In this work, we focus on the problem of pose estimation in unknown environments, using the measurements from an inertial measurement unit (IMU) and a single camera. We term this estimation task visual-inertial odometry (VIO), in analogy to the well-known visual-odometry (VO) problem. Our focus is on developing VIO algorithms for high-precision, consistent motion estimation in real time. The majority of VIO algorithms proposed to date have been developed for systems which are equipped with high-end processors and high-quality sensors. By contrast, we are interested in tracking the motion of systems that are small and inexpensive, and are equipped with limited processing and sensing resources.
Such resource-constrained systems are common in application areas such as micro aerial vehicles, mobile phones, and augmented reality (AR) devices. Endowing such systems with the capability to accurately track their poses will create a host of new opportunities for commercial applications, and lower the barrier to entry in robotics research and development.

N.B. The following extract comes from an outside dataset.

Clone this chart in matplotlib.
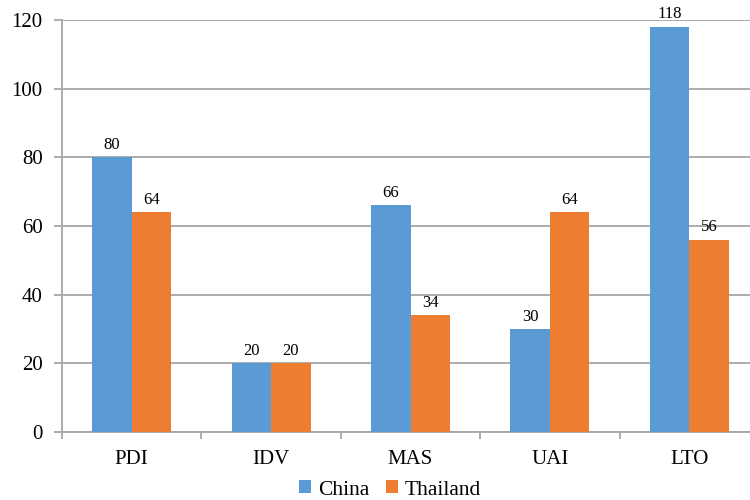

Performing accurate motion estimation on resource-constrained systems requires novel methodologies to address the challenges caused by the limited sensing and processing capabilities, and to provide guarantees for the optimal utilization of these resources. To this end, in this work, we focus on developing novel, resource-
adaptive VIO algorithms based on the extended Kalman filter (EKF) formulation. Specifically, we (i) analyze the properties and performance of existing EKF-based
VIO approaches, and propose a novel estimator design method, which ensures the correct observability properties of the linearized system models to improve the estimates' accuracy and consistency, (ii) present a methodology for minimizing the computational cost of the EKF-VIO algorithms, which relies on online optimization of the estimator's parameters based on the properties of the environment, (iii) propose an algorithm for joint online calibration of the spatial and temporal relationship between the visual and inertial sensors, and (iv) propose high-fidelity sensor models that enable us to process the measurements captured by rolling-shutter cameras and low-cost inertial sensors. We evaluate our estimators with various simulated and real-world data sets, which demonstrate that our proposed formulations are able to consistently and accurately track the pose of resource-constrained systems in real time.